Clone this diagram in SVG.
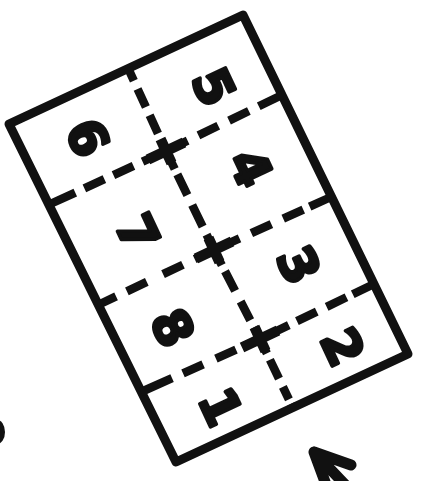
<svg xmlns="http://www.w3.org/2000/svg" width="422" height="481" viewBox="0 0 422 481">
<style>
.frame{fill:none;stroke:#111;stroke-width:9;stroke-linejoin:round;stroke-linecap:round}
.div{fill:none;stroke:#111;stroke-width:8.5;stroke-linecap:butt}
.cross{fill:none;stroke:#111;stroke-width:10.5;stroke-linecap:butt}
.num{font-family:"DejaVu Sans",sans-serif;font-weight:bold;font-size:50px;fill:#111;stroke:#111;stroke-width:3.5;stroke-linejoin:round;text-anchor:middle;dominant-baseline:central}
.mark{fill:none;stroke:#111;stroke-width:11;stroke-linecap:round;stroke-linejoin:round}
</style>
<rect width="422" height="481" fill="#fff"/>
<g id="frame">
<path class="frame" d="M9,124 L243,15 L408,354 L176,462 Z"/>
</g>
<g id="connectors">
<path class="div" d="M48,205 L166,151" stroke-dasharray="30 10 22 10 22 10 40"/>
<path class="div" d="M166,151 L282,95" stroke-dasharray="24 12 22 12 22 11 40"/>
<path class="div" d="M98,305 L214,250" stroke-dasharray="20 12 22 18 22 13 40"/>
<path class="div" d="M214,250 L331,197" stroke-dasharray="28 13 22 13 22 7 40"/>
<path class="div" d="M141,392 L260,339" stroke-dasharray="34 12 22 14 22 8 40"/>
<path class="div" d="M260,339 L374,284" stroke-dasharray="32 9 22 11 22 7 40"/>
<path class="div" d="M128,68 L166,151" stroke-dasharray="14 9 20 9 20 8 40"/>
<path class="div" d="M166,151 L214,250" stroke-dasharray="20 6 23 11 24 9 40"/>
<path class="div" d="M214,250 L260,339" stroke-dasharray="17 7 22 12 21 8 40"/>
<path class="div" d="M260,339 L293,408" stroke-dasharray="16 7 21 9 14 5 20"/>
<path class="cross" d="M148,159.5 L184,142.5 M160.5,139 L171.5,163"/>
<path class="cross" d="M196,258.5 L232,241.5 M208.5,238 L219.5,262"/>
<path class="cross" d="M242,347.5 L278,330.5 M254.5,327 L265.5,351"/>
</g>
<g id="cell-6"><text class="num" transform="translate(87,138) rotate(65)">6</text></g>
<g id="cell-5"><text class="num" transform="translate(213,87) rotate(65)">5</text></g>
<g id="cell-4"><text class="num" transform="translate(250,168) rotate(65)">4</text></g>
<g id="cell-7"><text class="num" transform="translate(137,233) rotate(65)">7</text></g>
<g id="cell-3"><text class="num" transform="translate(298,265) rotate(65)">3</text></g>
<g id="cell-8"><text class="num" transform="translate(172,328) rotate(65)">8</text></g>
<g id="cell-2"><text class="num" transform="translate(342,347) rotate(65)">2</text></g>
<g id="cell-1"><text class="num" transform="translate(220,407) rotate(65)">1</text></g>
<g id="arrow">
<path class="mark" d="M351,465 L314,452 L328,490 M314,452 L352,492"/>
</g>
<g id="edge-mark">
<ellipse cx="-3" cy="432" rx="8" ry="12" fill="#111"/>
</g>
</svg>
——————
## Required task
Output an exact copy of the material, with the pictures removed.

## Answer to this problem
Clone this diagram in SVG.
<svg xmlns="http://www.w3.org/2000/svg" width="422" height="481" viewBox="0 0 422 481">
<style>
.frame{fill:none;stroke:#111;stroke-width:9;stroke-linejoin:round;stroke-linecap:round}
.div{fill:none;stroke:#111;stroke-width:8.5;stroke-linecap:butt}
.cross{fill:none;stroke:#111;stroke-width:10.5;stroke-linecap:butt}
.num{font-family:"DejaVu Sans",sans-serif;font-weight:bold;font-size:50px;fill:#111;stroke:#111;stroke-width:3.5;stroke-linejoin:round;text-anchor:middle;dominant-baseline:central}
.mark{fill:none;stroke:#111;stroke-width:11;stroke-linecap:round;stroke-linejoin:round}
</style>
<rect width="422" height="481" fill="#fff"/>
<g id="frame">
<path class="frame" d="M9,124 L243,15 L408,354 L176,462 Z"/>
</g>
<g id="connectors">
<path class="div" d="M48,205 L166,151" stroke-dasharray="30 10 22 10 22 10 40"/>
<path class="div" d="M166,151 L282,95" stroke-dasharray="24 12 22 12 22 11 40"/>
<path class="div" d="M98,305 L214,250" stroke-dasharray="20 12 22 18 22 13 40"/>
<path class="div" d="M214,250 L331,197" stroke-dasharray="28 13 22 13 22 7 40"/>
<path class="div" d="M141,392 L260,339" stroke-dasharray="34 12 22 14 22 8 40"/>
<path class="div" d="M260,339 L374,284" stroke-dasharray="32 9 22 11 22 7 40"/>
<path class="div" d="M128,68 L166,151" stroke-dasharray="14 9 20 9 20 8 40"/>
<path class="div" d="M166,151 L214,250" stroke-dasharray="20 6 23 11 24 9 40"/>
<path class="div" d="M214,250 L260,339" stroke-dasharray="17 7 22 12 21 8 40"/>
<path class="div" d="M260,339 L293,408" stroke-dasharray="16 7 21 9 14 5 20"/>
<path class="cross" d="M148,159.5 L184,142.5 M160.5,139 L171.5,163"/>
<path class="cross" d="M196,258.5 L232,241.5 M208.5,238 L219.5,262"/>
<path class="cross" d="M242,347.5 L278,330.5 M254.5,327 L265.5,351"/>
</g>
<g id="cell-6"><text class="num" transform="translate(87,138) rotate(65)">6</text></g>
<g id="cell-5"><text class="num" transform="translate(213,87) rotate(65)">5</text></g>
<g id="cell-4"><text class="num" transform="translate(250,168) rotate(65)">4</text></g>
<g id="cell-7"><text class="num" transform="translate(137,233) rotate(65)">7</text></g>
<g id="cell-3"><text class="num" transform="translate(298,265) rotate(65)">3</text></g>
<g id="cell-8"><text class="num" transform="translate(172,328) rotate(65)">8</text></g>
<g id="cell-2"><text class="num" transform="translate(342,347) rotate(65)">2</text></g>
<g id="cell-1"><text class="num" transform="translate(220,407) rotate(65)">1</text></g>
<g id="arrow">
<path class="mark" d="M351,465 L314,452 L328,490 M314,452 L352,492"/>
</g>
<g id="edge-mark">
<ellipse cx="-3" cy="432" rx="8" ry="12" fill="#111"/>
</g>
</svg>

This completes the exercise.